**WRITTEN INSTRUCTION**
Copy out the data exactly, leaving the pictures behind.

**MATERIAL PROVIDED**
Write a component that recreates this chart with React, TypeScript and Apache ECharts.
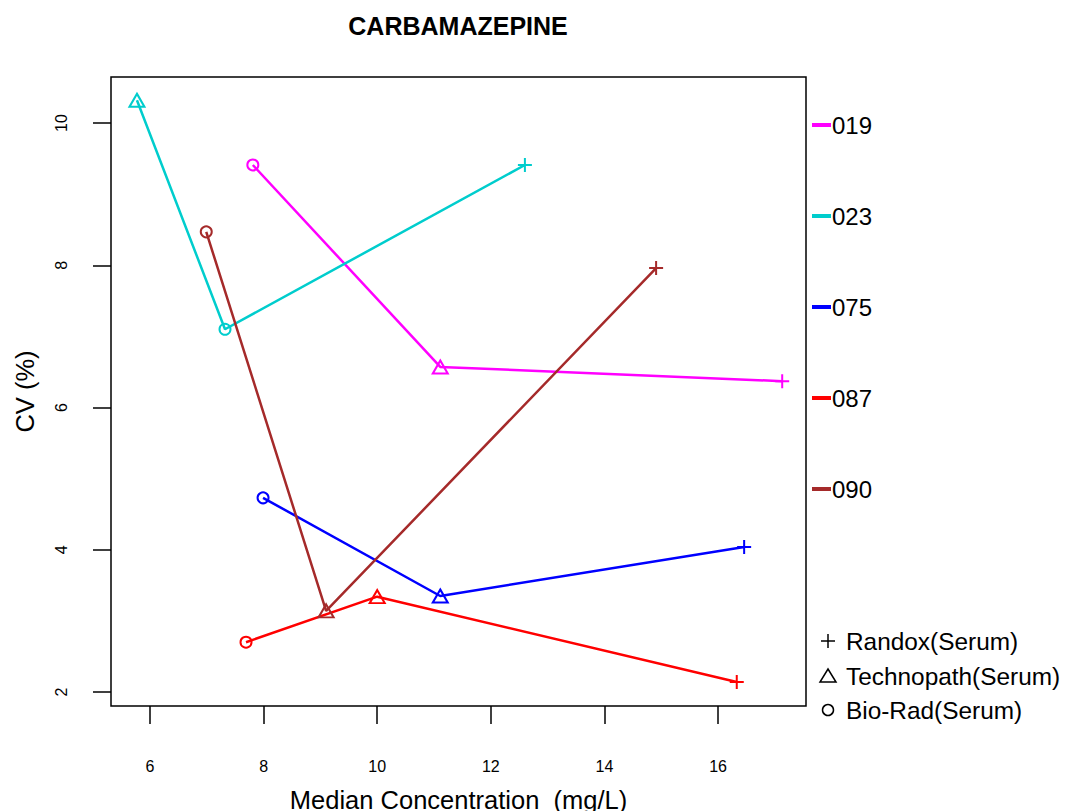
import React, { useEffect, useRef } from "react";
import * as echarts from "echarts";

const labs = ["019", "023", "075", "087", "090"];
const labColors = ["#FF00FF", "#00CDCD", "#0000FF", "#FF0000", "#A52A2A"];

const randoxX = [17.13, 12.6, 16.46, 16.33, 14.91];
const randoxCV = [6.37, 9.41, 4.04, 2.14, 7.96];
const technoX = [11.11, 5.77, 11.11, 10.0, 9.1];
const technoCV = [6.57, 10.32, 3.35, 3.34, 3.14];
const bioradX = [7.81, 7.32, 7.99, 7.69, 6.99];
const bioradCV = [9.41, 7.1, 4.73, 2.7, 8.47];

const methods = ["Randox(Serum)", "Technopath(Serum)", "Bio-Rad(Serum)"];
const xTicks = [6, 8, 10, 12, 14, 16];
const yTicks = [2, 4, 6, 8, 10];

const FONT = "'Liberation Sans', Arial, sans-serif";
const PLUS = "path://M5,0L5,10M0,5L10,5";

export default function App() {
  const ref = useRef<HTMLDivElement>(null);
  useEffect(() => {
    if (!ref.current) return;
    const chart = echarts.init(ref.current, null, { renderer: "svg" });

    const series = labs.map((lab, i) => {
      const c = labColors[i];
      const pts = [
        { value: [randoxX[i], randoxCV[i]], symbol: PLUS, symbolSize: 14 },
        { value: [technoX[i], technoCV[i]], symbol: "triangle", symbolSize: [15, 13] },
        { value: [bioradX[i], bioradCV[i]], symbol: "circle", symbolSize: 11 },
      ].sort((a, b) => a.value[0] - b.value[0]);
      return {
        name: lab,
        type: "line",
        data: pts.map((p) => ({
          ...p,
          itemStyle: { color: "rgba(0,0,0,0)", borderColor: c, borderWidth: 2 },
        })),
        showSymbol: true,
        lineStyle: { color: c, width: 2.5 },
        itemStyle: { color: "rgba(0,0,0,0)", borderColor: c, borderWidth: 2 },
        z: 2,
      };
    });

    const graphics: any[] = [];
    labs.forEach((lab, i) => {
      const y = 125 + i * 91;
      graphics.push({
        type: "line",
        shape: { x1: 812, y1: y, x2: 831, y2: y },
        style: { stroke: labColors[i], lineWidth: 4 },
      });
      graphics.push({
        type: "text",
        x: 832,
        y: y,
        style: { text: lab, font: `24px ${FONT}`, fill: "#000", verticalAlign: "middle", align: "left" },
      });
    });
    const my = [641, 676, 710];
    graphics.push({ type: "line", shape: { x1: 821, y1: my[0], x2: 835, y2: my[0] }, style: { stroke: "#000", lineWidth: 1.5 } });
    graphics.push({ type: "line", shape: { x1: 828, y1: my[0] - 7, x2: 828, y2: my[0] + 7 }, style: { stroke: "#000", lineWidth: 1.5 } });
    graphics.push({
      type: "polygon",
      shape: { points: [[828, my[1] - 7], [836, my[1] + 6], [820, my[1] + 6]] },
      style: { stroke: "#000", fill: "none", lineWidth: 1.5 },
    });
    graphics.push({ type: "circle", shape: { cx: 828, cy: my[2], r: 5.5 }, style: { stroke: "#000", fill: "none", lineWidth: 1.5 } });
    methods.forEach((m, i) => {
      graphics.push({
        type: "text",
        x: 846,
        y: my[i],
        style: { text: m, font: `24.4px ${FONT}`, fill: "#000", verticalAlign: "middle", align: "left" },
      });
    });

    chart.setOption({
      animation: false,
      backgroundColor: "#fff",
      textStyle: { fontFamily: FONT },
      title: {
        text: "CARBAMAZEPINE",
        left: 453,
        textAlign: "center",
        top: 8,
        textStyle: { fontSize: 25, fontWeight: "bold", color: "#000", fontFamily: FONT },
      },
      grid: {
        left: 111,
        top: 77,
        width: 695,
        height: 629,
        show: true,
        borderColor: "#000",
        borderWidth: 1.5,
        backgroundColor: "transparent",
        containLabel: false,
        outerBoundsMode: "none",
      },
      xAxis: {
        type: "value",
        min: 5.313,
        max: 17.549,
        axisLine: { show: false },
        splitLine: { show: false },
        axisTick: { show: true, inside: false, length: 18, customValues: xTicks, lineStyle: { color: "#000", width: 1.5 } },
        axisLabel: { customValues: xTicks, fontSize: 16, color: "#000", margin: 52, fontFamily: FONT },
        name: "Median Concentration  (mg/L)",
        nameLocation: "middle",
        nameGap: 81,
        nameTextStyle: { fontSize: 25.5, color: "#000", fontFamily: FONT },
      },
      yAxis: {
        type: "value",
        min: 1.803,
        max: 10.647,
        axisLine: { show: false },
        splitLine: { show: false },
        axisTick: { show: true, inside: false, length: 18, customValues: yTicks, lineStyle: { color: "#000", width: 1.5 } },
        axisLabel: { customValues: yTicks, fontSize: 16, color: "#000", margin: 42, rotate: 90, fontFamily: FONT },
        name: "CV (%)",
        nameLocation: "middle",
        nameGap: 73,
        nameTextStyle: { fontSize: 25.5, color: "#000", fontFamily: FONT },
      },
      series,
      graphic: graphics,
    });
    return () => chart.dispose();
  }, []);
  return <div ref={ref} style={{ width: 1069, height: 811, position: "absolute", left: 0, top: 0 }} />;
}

**SOLUTION TO THE PROBLEM**
Write a component that recreates this chart with React, TypeScript and Apache ECharts.
import React, { useEffect, useRef } from "react";
import * as echarts from "echarts";

const labs = ["019", "023", "075", "087", "090"];
const labColors = ["#FF00FF", "#00CDCD", "#0000FF", "#FF0000", "#A52A2A"];

const randoxX = [17.13, 12.6, 16.46, 16.33, 14.91];
const randoxCV = [6.37, 9.41, 4.04, 2.14, 7.96];
const technoX = [11.11, 5.77, 11.11, 10.0, 9.1];
const technoCV = [6.57, 10.32, 3.35, 3.34, 3.14];
const bioradX = [7.81, 7.32, 7.99, 7.69, 6.99];
const bioradCV = [9.41, 7.1, 4.73, 2.7, 8.47];

const methods = ["Randox(Serum)", "Technopath(Serum)", "Bio-Rad(Serum)"];
const xTicks = [6, 8, 10, 12, 14, 16];
const yTicks = [2, 4, 6, 8, 10];

const FONT = "'Liberation Sans', Arial, sans-serif";
const PLUS = "path://M5,0L5,10M0,5L10,5";

export default function App() {
  const ref = useRef<HTMLDivElement>(null);
  useEffect(() => {
    if (!ref.current) return;
    const chart = echarts.init(ref.current, null, { renderer: "svg" });

    const series = labs.map((lab, i) => {
      const c = labColors[i];
      const pts = [
        { value: [randoxX[i], randoxCV[i]], symbol: PLUS, symbolSize: 14 },
        { value: [technoX[i], technoCV[i]], symbol: "triangle", symbolSize: [15, 13] },
        { value: [bioradX[i], bioradCV[i]], symbol: "circle", symbolSize: 11 },
      ].sort((a, b) => a.value[0] - b.value[0]);
      return {
        name: lab,
        type: "line",
        data: pts.map((p) => ({
          ...p,
          itemStyle: { color: "rgba(0,0,0,0)", borderColor: c, borderWidth: 2 },
        })),
        showSymbol: true,
        lineStyle: { color: c, width: 2.5 },
        itemStyle: { color: "rgba(0,0,0,0)", borderColor: c, borderWidth: 2 },
        z: 2,
      };
    });

    const graphics: any[] = [];
    labs.forEach((lab, i) => {
      const y = 125 + i * 91;
      graphics.push({
        type: "line",
        shape: { x1: 812, y1: y, x2: 831, y2: y },
        style: { stroke: labColors[i], lineWidth: 4 },
      });
      graphics.push({
        type: "text",
        x: 832,
        y: y,
        style: { text: lab, font: `24px ${FONT}`, fill: "#000", verticalAlign: "middle", align: "left" },
      });
    });
    const my = [641, 676, 710];
    graphics.push({ type: "line", shape: { x1: 821, y1: my[0], x2: 835, y2: my[0] }, style: { stroke: "#000", lineWidth: 1.5 } });
    graphics.push({ type: "line", shape: { x1: 828, y1: my[0] - 7, x2: 828, y2: my[0] + 7 }, style: { stroke: "#000", lineWidth: 1.5 } });
    graphics.push({
      type: "polygon",
      shape: { points: [[828, my[1] - 7], [836, my[1] + 6], [820, my[1] + 6]] },
      style: { stroke: "#000", fill: "none", lineWidth: 1.5 },
    });
    graphics.push({ type: "circle", shape: { cx: 828, cy: my[2], r: 5.5 }, style: { stroke: "#000", fill: "none", lineWidth: 1.5 } });
    methods.forEach((m, i) => {
      graphics.push({
        type: "text",
        x: 846,
        y: my[i],
        style: { text: m, font: `24.4px ${FONT}`, fill: "#000", verticalAlign: "middle", align: "left" },
      });
    });

    chart.setOption({
      animation: false,
      backgroundColor: "#fff",
      textStyle: { fontFamily: FONT },
      title: {
        text: "CARBAMAZEPINE",
        left: 453,
        textAlign: "center",
        top: 8,
        textStyle: { fontSize: 25, fontWeight: "bold", color: "#000", fontFamily: FONT },
      },
      grid: {
        left: 111,
        top: 77,
        width: 695,
        height: 629,
        show: true,
        borderColor: "#000",
        borderWidth: 1.5,
        backgroundColor: "transparent",
        containLabel: false,
        outerBoundsMode: "none",
      },
      xAxis: {
        type: "value",
        min: 5.313,
        max: 17.549,
        axisLine: { show: false },
        splitLine: { show: false },
        axisTick: { show: true, inside: false, length: 18, customValues: xTicks, lineStyle: { color: "#000", width: 1.5 } },
        axisLabel: { customValues: xTicks, fontSize: 16, color: "#000", margin: 52, fontFamily: FONT },
        name: "Median Concentration  (mg/L)",
        nameLocation: "middle",
        nameGap: 81,
        nameTextStyle: { fontSize: 25.5, color: "#000", fontFamily: FONT },
      },
      yAxis: {
        type: "value",
        min: 1.803,
        max: 10.647,
        axisLine: { show: false },
        splitLine: { show: false },
        axisTick: { show: true, inside: false, length: 18, customValues: yTicks, lineStyle: { color: "#000", width: 1.5 } },
        axisLabel: { customValues: yTicks, fontSize: 16, color: "#000", margin: 42, rotate: 90, fontFamily: FONT },
        name: "CV (%)",
        nameLocation: "middle",
        nameGap: 73,
        nameTextStyle: { fontSize: 25.5, color: "#000", fontFamily: FONT },
      },
      series,
      graphic: graphics,
    });
    return () => chart.dispose();
  }, []);
  return <div ref={ref} style={{ width: 1069, height: 811, position: "absolute", left: 0, top: 0 }} />;
}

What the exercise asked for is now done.